Düşünce ve Kuram Dergisi

Yerel Yönetim, Komün ‘Marinaleda’ ve Kobanê

Metin Yeğin

Ekolojik Demokrasi, Komünler, Kolektifler ve Kooperatifler -ne yazık ki- kutsal kelimeler halini aldı. Hemen herkes ‘çok doğru’ diye başlayıp ‘ama’ ile devam ediyor ve ardından ekliyor, ‘Tabii ki hemen değil bir süreç’. Bu ‘süreç’ dediklerinde de bir kaç ay filan değil yüz yıl kadar, en azından iki-üç on yılı kastediyorlar. Muhtemel ‘ama’ ile idare edip bizim nesli atlatırsak diye düşünülüyor. Sonra da çevrelerinde olan kötü-çökmüş bir kooperatif örneğine dönerek, ‘bak işte’ edası ve ‘gördün mü’ ifadesiyle yüzünüze bakıyorlar. Ben de onlara binlerce çökmüş kapitalist şirketten, çok büyük şirketlerden, ulusötesi bankalardan, iflas etmiş şehirlerden ve hatta ülkelerden söz ediyorum. Sonra da dünyada ‘Kapitalizmin karnında’ yaratılan pratikleri anlatıyorum, yok sayılanları…

 

Marinaleda

Marinaleda, barış ütopyasını inşa etmeye 1978 yılında başladı. İspanya Faşist Franco rejimini yeni sırtından atmıştı. Marinaleda İspanya’nın en yoksul iki yerinden biriydi hatta Avrupa’nın. Bir toprak ağasının ve daha büyük olanın, devletin dışında neredeyse kimsenin toprağı yoktu. “En önemli şey birlikte hareket etmek ve bir de lider ama aynı bizle birlikte her şeyi yaşayan bir lider” diyordu Manuel. Zeytinyağı fabrikası kooperatifinin sorumlusuydu. 2 saat sonra tarladan döndüğümüzde 10 metre yüksekliğinde zeytinyağı tanklarının üstünü tazyikli sularla tutup fırçalayarak temizlemeye çalışıyordu. 1 milyon euro değeri vardı sadece fabrikanın -Hayatımız para ya böyle anlatmaya çalışıyorum. “Sonra toprağı işgal ettik. 2 yıl sürdü mücadale. Jandarma geldi. Direndik. Çıkardılar. Gene işgal ettik. Geldiler, çıkardılar. Gene işgal ettik. Yolları kestiler. Gece gizlice geldik, gene işgal ettik. Kentte tarım bakanlığını işgal ettik. Defalarca yolu kestik. İspanyol bankasını işgal ettik, Sevilla parlamentosunu…” “İşgal etmediğiniz yer kalmamış” diyordum. O saymaya devam ediyordu.

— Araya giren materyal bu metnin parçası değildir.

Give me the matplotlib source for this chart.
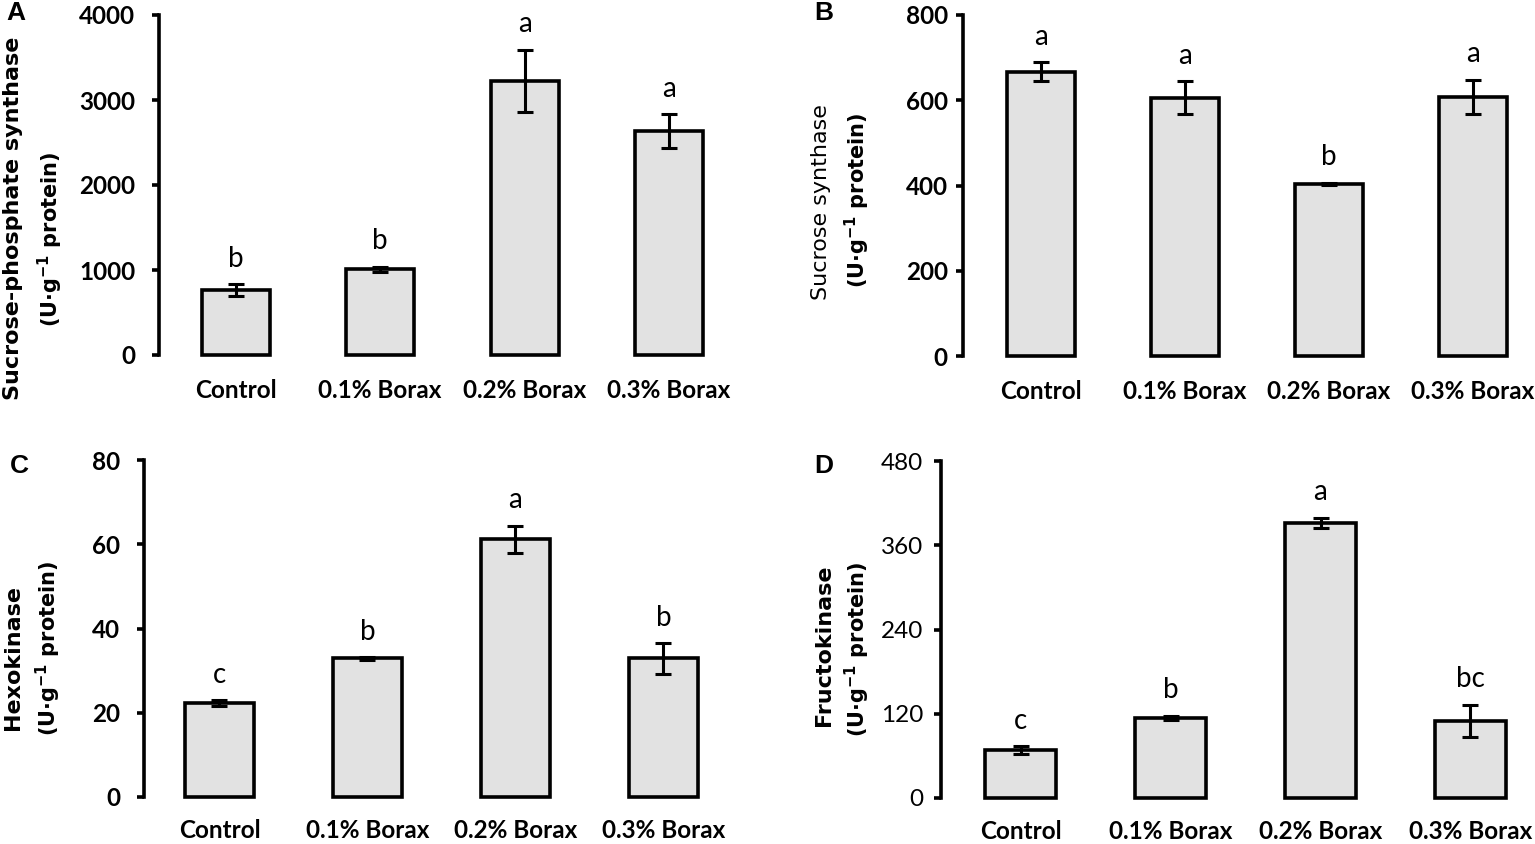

1260 hektar toprak işgal etmişlerdi. Şimdi çoğu zeytinlik. Yol kenarından arabayla gittiğinizde 7 kilometre sürüyor kooperatifin zeytin ağaçları. Sadece toprak yetmiyordu. Onunla birlikte toprakları için su mücadelesine giriştiler. Juan Manuel Sanchez Gordillo’ydu başından beri hareketin lideri ve 35 yıldır belediye başkanıydı. Ne belediye başkanı ne de bu belediyenin yönetiminde en önemli unsurlarından 2 konseyin hiçbir üyesi maaş almıyorlardı. Hepsinin çalıştığı başka işleri vardı. Kooperatiflerde, yani zeytinyağı fabrikasında ya da zeytinliklerde, enginar tarlasında, biber ya da domates serasında, 8 kooperatiften birinde çalışıyorlardı ya da Juan Manuel gibi öğretmen olanları da vardı. Mesailerinden sonra belediye geliyorlardı.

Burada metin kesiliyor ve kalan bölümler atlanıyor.